Серафима - страница 33



Дело было к весне. Завтра поутру приезжало высокое начальство из района, а февральский буран намел снега – ни проехать, ни пройти.

– Иосиф Михайлович, – вызвал его Попов. – Надо убрать весь снег, чтобы утром чисто было. Я уж попрошу Вас.

Вечерело, буран начал униматься, но похолодало, ветер уплотнил снег, он нес острую крупу, резал лицо и выжимал слезы. Бабы сказали:

– Ты нас, Михалыч, извини, но мы домой пошли, день, вон, кончился, у нас дети дома. А на такой холодрыге долго не проработаешь. До костей продирает. Того и гляди, в сосульку превратишься, а нам еще пожить охота.

И остался Иосиф Михайлович один в полутьме снежной ночи. Один на один с сугробами. Один на один со своим чувством долга. Поселок позади, невдалеке, погруженный во тьму и стареющий, да нет, ты уже старый, Иосиф.

Ты – как Дон Кихот, только вместо копья у тебя – лопата-грабарка, а вместо ветряных мельниц – снежные сугробы. Они в полутьме вполне могут сойти за ветряные мельницы. Ну что, Дон Кихот? На приступ? Докажем, что еще на что-то способен! Когда работаешь с лопатой спиной к ветру, разогреваешься и не так страшен холод. Но силенок маловато у Дон Кихота на поселковой диете. Устаешь, Иосиф… А остановишься отдохнуть – ветер проникает под пальто, отнимает тепло.
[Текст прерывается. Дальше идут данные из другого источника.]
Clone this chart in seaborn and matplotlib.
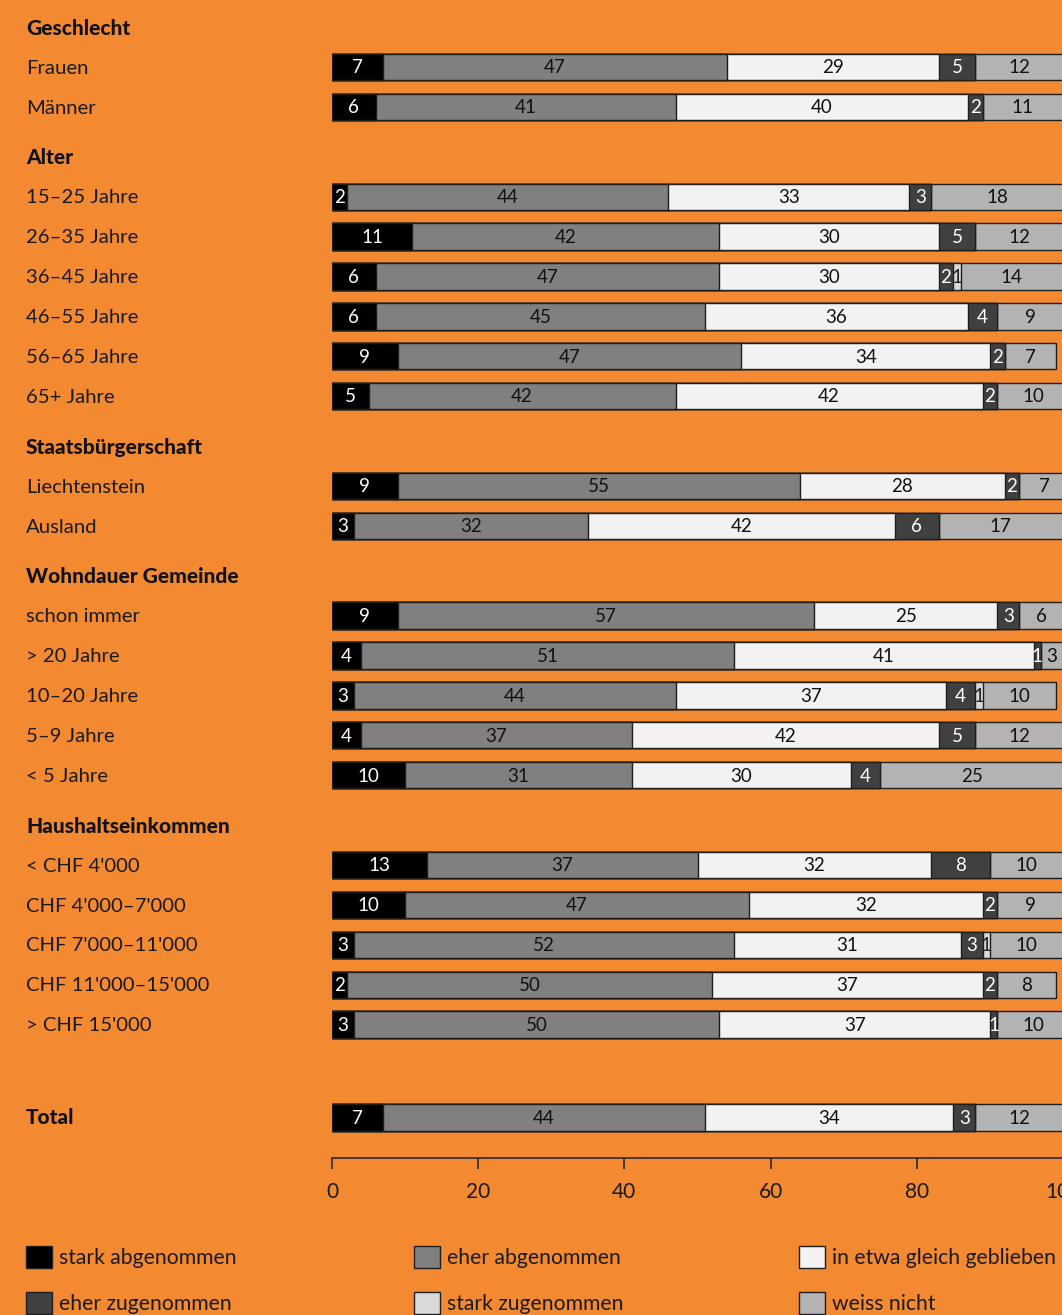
import numpy as np
import pandas as pd
import matplotlib
matplotlib.use("Agg")
import matplotlib.pyplot as plt
import matplotlib.transforms as mtransforms
from matplotlib.patches import Patch
import seaborn as sns

# ---- data ---------------------------------------------------------------
series_names = ["stark abgenommen", "eher abgenommen", "in etwa gleich geblieben",
                "eher zugenommen", "stark zugenommen", "weiss nicht"]

groups = ["Geschlecht", "Alter", "Staatsbürgerschaft", "Wohndauer Gemeinde",
          "Haushaltseinkommen"]

group_rows = [
    ["Frauen", "Männer"],
    ["15–25 Jahre", "26–35 Jahre", "36–45 Jahre", "46–55 Jahre", "56–65 Jahre", "65+ Jahre"],
    ["Liechtenstein", "Ausland"],
    ["schon immer", "> 20 Jahre", "10–20 Jahre", "5–9 Jahre", "< 5 Jahre"],
    ["< CHF 4'000", "CHF 4'000–7'000", "CHF 7'000–11'000", "CHF 11'000–15'000", "> CHF 15'000"],
]

stark_ab = [7, 6, 2, 11, 6, 6, 9, 5, 9, 3, 9, 4, 3, 4, 10, 13, 10, 3, 2, 3]
eher_ab = [47, 41, 44, 42, 47, 45, 47, 42, 55, 32, 57, 51, 44, 37, 31, 37, 47, 52, 50, 50]
gleich = [29, 40, 33, 30, 30, 36, 34, 42, 28, 42, 25, 41, 37, 42, 30, 32, 32, 31, 37, 37]
eher_zu = [5, 2, 3, 5, 2, 4, 2, 2, 2, 6, 3, 1, 4, 5, 4, 8, 2, 3, 2, 1]
stark_zu = [0, 0, 0, 0, 1, 0, 0, 0, 0, 0, 0, 0, 1, 0, 0, 0, 0, 1, 0, 0]
weiss_nicht = [12, 11, 18, 12, 14, 9, 7, 10, 7, 17, 6, 3, 10, 12, 25, 10, 9, 10, 8, 10]

total_label = "Total"
total_values = [7, 44, 34, 3, 0, 12]

x_ticks = [0, 20, 40, 60, 80, 100]

# ---- styling ------------------------------------------------------------
BG = "#F38A31"
colors = ["#000000", "#808080", "#F2F2F2", "#404040", "#D9D9D9", "#B3B3B3"]
text_on = ["white", "#111111", "#111111", "white", "#222222", "#111111"]
EDGE = "#1E1E1E"
LABEL_FONT = ["Lato", "DejaVu Sans"]
NUM_FONT = ["Lato", "DejaVu Sans"]

sns.set_theme(style="white")
plt.rcParams["font.family"] = LABEL_FONT

# ---- row layout (one unit per row, wider gaps before group headings) ----
rows = []          # (label, position, values)
headers = []       # (label, position)
series_cols = [stark_ab, eher_ab, gleich, eher_zu, stark_zu, weiss_nicht]
pos = 0.0
k = 0
for gi, (g, labels) in enumerate(zip(groups, group_rows)):
    if gi > 0:
        pos += 1.25
    headers.append((g, pos))
    for lab in labels:
        pos += 1.0
        rows.append((lab, pos, [col[k] for col in series_cols]))
        k += 1
pos += 2.33
rows.append((total_label, pos, total_values))

records = []
for lab, p, vals in rows:
    cum = np.cumsum(vals)
    for si, name in enumerate(series_names):
        records.append({"label": lab, "pos": p, "series": name, "value": vals[si],
                        "cum": cum[si], "start": cum[si] - vals[si]})
df = pd.DataFrame(records)

# ---- figure -------------------------------------------------------------
W, H = 1062, 1315
fig = plt.figure(figsize=(W / 100, H / 100), dpi=100, facecolor=BG)
ax_bottom_px = 1158
ax = fig.add_axes([332 / W, 1 - ax_bottom_px / H, (1063 - 332) / W, ax_bottom_px / H])
ax.set_facecolor(BG)

# stacked bars: cumulative totals drawn from the outermost series inwards
for si in range(len(series_names) - 1, -1, -1):
    sub = df[df["series"] == series_names[si]]
    sns.barplot(data=sub, x="cum", y="pos", orient="y", native_scale=True,
                color=colors[si], saturation=1, width=0.66, errorbar=None,
                edgecolor=EDGE, linewidth=1.0, ax=ax)

u = 39.9
y_top = 1 - 67 / u
y_bot = 1 + (ax_bottom_px - 67) / u
ax.set_ylim(y_bot, y_top)
ax.set_xlim(0, 100)

# value labels centred in each segment
for _, r in df.iterrows():
    if r["value"] <= 0:
        continue
    si = series_names.index(r["series"])
    ax.text(r["start"] + r["value"] / 2, r["pos"] + 0.02, f"{int(r['value'])}",
            ha="center", va="center", fontsize=13.5, family=NUM_FONT,
            color=text_on[si])

# row and heading labels at the left margin
trans = mtransforms.blended_transform_factory(fig.transFigure, ax.transData)
for lab, p, _ in rows[:-1]:
    ax.text(26 / W, p + 0.03, lab, transform=trans, ha="left", va="center",
            fontsize=14.6, color="#1A1A1A")
for g, p in headers:
    ax.text(26 / W, p + 0.03, g, transform=trans, ha="left", va="center",
            fontsize=15, fontweight="black", color="#111111")
ax.text(26 / W, rows[-1][1], total_label, transform=trans, ha="left", va="center",
        fontsize=15, fontweight="black", color="#111111")

# axes styling
ax.set_yticks([])
ax.set_ylabel("")
ax.set_xlabel("")
ax.set_xticks(x_ticks)
ax.set_xticklabels([str(t) for t in x_ticks], family=NUM_FONT, fontsize=15,
                   color="#1A1A1A")
ax.tick_params(axis="x", direction="out", length=8, width=1.2, color="#2A2A2A",
               pad=9, bottom=True)
for side in ["top", "right", "left"]:
    ax.spines[side].set_visible(False)
ax.spines["bottom"].set_color("#2A2A2A")
ax.spines["bottom"].set_linewidth(1.2)

# legend: three columns, two rows
fs_leg = 15.2
em = fs_leg * 100 / 72
col_x = [26, 414, 799]
for c in range(3):
    idx = [c, c + 3]
    handles = [Patch(facecolor=colors[i], edgecolor=EDGE, linewidth=1.0) for i in idx]
    fig.legend(handles, [series_names[i] for i in idx],
               loc="upper left", bbox_to_anchor=(col_x[c] / W, 1 - 1246 / H),
               frameon=False, prop={"family": NUM_FONT, "size": fs_leg},
               handlelength=26 / em, handleheight=26 / em, handletextpad=7 / em,
               labelspacing=(50 - 26) / em, borderpad=0, borderaxespad=0,
               labelcolor="#1A1A1A")

fig.savefig("out.png", dpi=100, facecolor=BG)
И он идет в поселковую контору, погреться у печки, передохнуть. Только нельзя расслабляться. Чуть-чуть отдохнул – и вперед, Дон Кихот из Москвы!

Здесь его застала Сима. Зинка забежала сказать: «Симка, там Михалыч остался работать, так ты последи. Он же упрямый, не уйдет, пока не сделает. Как бы не замерз».

– Иосиф Михайлович, так же нельзя. Вы же совсем окоченели. Бросьте Вы это. Что не доделали – завтра утром пораньше…

– Нет, Симочка, я уж доделаю, не так много осталось.

А утром я, боюсь, не встану. А ты иди домой, там дети. – Ну так поешьте немножко, я принесла вот…

– Спасибо тебе большое. Ну, ты иди, я скоро…

Пришел он за полночь, дрожал крупной дрожью, и Сима накрыла его всеми одеялами и одежками. Утром Иосифу Михайловичу стало плохо. Он горел от внутреннего жара. Фельдшерица Федоровна посмотрела на градусник, который сунула ему под мышку, и охнула.

– Давай, Сима, поскорее его в больницу. У меня уколы есть хорошие, может быть, поможет.

Но помочь Иосифу Михайловичу уже ничто не могло. Двухстороннее крупозное воспаление легких было приговором для истощенного, ослабленного немолодого тела. Через четыре дня его не стало, и Сима осталась совсем одна: некому пожаловаться на жестокость поселковой жизни, на то, что тянет она из последних сил и что кончаются ее женские силы. Оттилия Карловна – не в счет, она превратилась в капризного ребенка, погрузилась в собственные переживания и болезни.

Некому пожаловаться, некому посочувствовать. Не от кого услышать мудрых, утешительных слов.

Похоронили Иосифа Михайловича рядом с Риммочкой, закидали мерзлой, тяжелой глиной. Сима вела свекровь под руку, у той все отказывали ноги. Уложила ее Сима, накрыла одеялом, а вечером пришла к Симе Зинка, принесла полбутылки самогона.

– Не пытай, где достала. Давай, Симка, выпьем за упокой души твоего свекра, – она разлила мутную жидкость в кружки. – Пей-пей, Симка, легче тебе станет, пей до конца. Зажмурься и пей. И занюхай корочкой хлебной. Вот так, – обняла Симу и заревела белугой: – Ой, Симка, грех на мне, такого человека не уберегли. Моя вина, ушла я, дура, тогда и баб увела. Оставила Михалыча одного. Как сердце мое чуяло. И такой был обходительный, слова плохого не скажет. В жизни такого человека не встречала. Вот, каменюка у меня на сердце, Симка, – размазывала Зинка пьяные слезы. – Ты прости меня, дуру. Нельзя было мне уходить тогда. Да что теперь делать? Был человек – и нет его, – никак не могла успокоиться Зинка.